You have to be honest with yourself. Really think about if the choice you are making feels right to you. Do you feel good eating ice cream? Four pieces of pizza? Chicken? Soda? Whatever it may be… If you listen to yourself, you will know the truth. It takes some time just being quiet.

I have tried to define my eating habits for years. What am I? Am I vegetarian, meatatarian (I joke), gluten-free, paleo or even vegan? Making my life fit into a category has been daunting. When speaking with a lady at the potluck, she said, “Some people come here vegan, some vegetarians, some 80/20, some 90/10.” The light bulb went off. I can work with that. I can be 90/10. It’s not a specific category and I like that. From here, if my thoughts shift to being vegetarian great, if not, no worries. I’m exploring.

My chapter of discovery is not over but always continuing. I love to explore. I love to eat but most importantly I love to be healthy and live.

2 comments

  1. Wendy McPherson says:

    Hi Amber. I found your blog! I love that quote about the small group making a difference. We certainly are trying. Glad to hear you will be back over and over. We need more young people in the group.

  2. Jamie Baker says:

    This really hits home for me right now, but on a different level. I am definitely a meat eater. I tried going vegetarian in my college years, but dealing with extremist vegans on the outskirts of my circles forced me to say “I don’t want to be like that,” and I started eating meat again. I don’t eat a lot–I’d probably fall into the 80/20 category–but I do eat it, and my experiences with vegetarians and vegans has been less than uplifting.

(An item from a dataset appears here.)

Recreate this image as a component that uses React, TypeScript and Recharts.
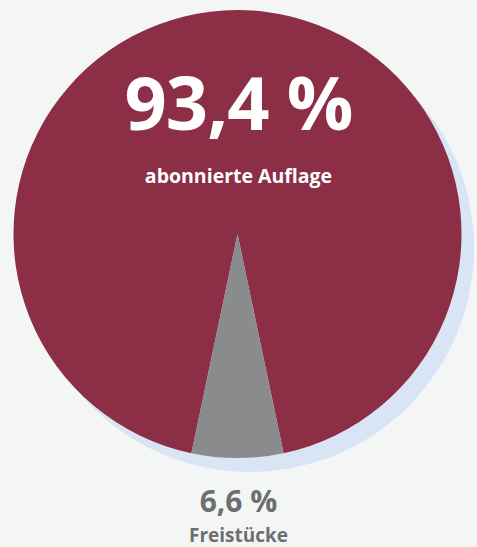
import { PieChart, Pie, Cell } from "recharts"

const categories = ["abonnierte Auflage", "Freistücke"]
const shares = [93.4, 6.6]
const shareLabels = ["93,4 %", "6,6 %"]
const colors = ["#8b2e46", "#8a8b8d"]

const data = categories.map((name, i) => ({ name, value: shares[i] }))
const shadowData = [{ name: "shadow", value: 100 }]

// gray slice centered at the bottom (270deg in recharts angle space)
const halfGray = ((shares[1] / 100) * 360) / 2
const endAngle = 270 + halfGray
const startAngle = endAngle - 360

export default function App() {
  return (
    <div
      style={{
        position: "absolute",
        top: 0,
        left: 0,
        width: 477,
        height: 547,
        background: "#f4f6f6",
        fontFamily: "'Open Sans', sans-serif",
        overflow: "hidden",
      }}
    >
      <PieChart width={477} height={547} margin={{ top: 0, right: 0, bottom: 0, left: 0 }}>
        <Pie
          data={shadowData}
          dataKey="value"
          cx={250}
          cy={248}
          outerRadius={224}
          fill="#d9e4f4"
          stroke="none"
          isAnimationActive={false}
        />
        <Pie
          data={data}
          dataKey="value"
          cx={237.5}
          cy={234}
          outerRadius={224}
          startAngle={startAngle}
          endAngle={endAngle}
          stroke="none"
          isAnimationActive={false}
        >
          {data.map((d, i) => (
            <Cell key={d.name} fill={colors[i]} />
          ))}
        </Pie>
      </PieChart>
      <div
        style={{
          position: "absolute",
          left: 0,
          width: 477,
          top: 57,
          textAlign: "center",
          color: "#fff",
          fontWeight: 700,
          fontSize: 74,
          lineHeight: "90px",
          letterSpacing: -1,
        }}
      >
        {shareLabels[0]}
      </div>
      <div
        style={{
          position: "absolute",
          left: 0,
          width: 477,
          top: 163,
          textAlign: "center",
          color: "#fff",
          fontWeight: 700,
          fontSize: 19.5,
          lineHeight: "26px",
        }}
      >
        {categories[0]}
      </div>
      <div
        style={{
          position: "absolute",
          left: 0,
          width: 477,
          top: 485,
          textAlign: "center",
          color: "#6d6e70",
          fontWeight: 700,
          fontSize: 30,
          lineHeight: "32px",
        }}
      >
        {shareLabels[1]}
      </div>
      <div
        style={{
          position: "absolute",
          left: 0,
          width: 477,
          top: 523,
          textAlign: "center",
          color: "#6d6e70",
          fontWeight: 700,
          fontSize: 19,
          lineHeight: "24px",
        }}
      >
        {categories[1]}
      </div>
    </div>
  )
}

    But my different level of discovering myself comes more on a spiritual level. It stared with my herbs, and developing a deep passion for learning ALL their uses, including medical. Which lead me back to things I’d looked into previously. Namely paganism. But being a Christian raised and taught, that brings major conflicts into my life. I am just beginning to make changes personally, and the readings I’m doing have been wonderful in relieving some of my fears: I can be a Pagan Christian. This is huge to me.

    Thank you for sharing your heart on something so personal.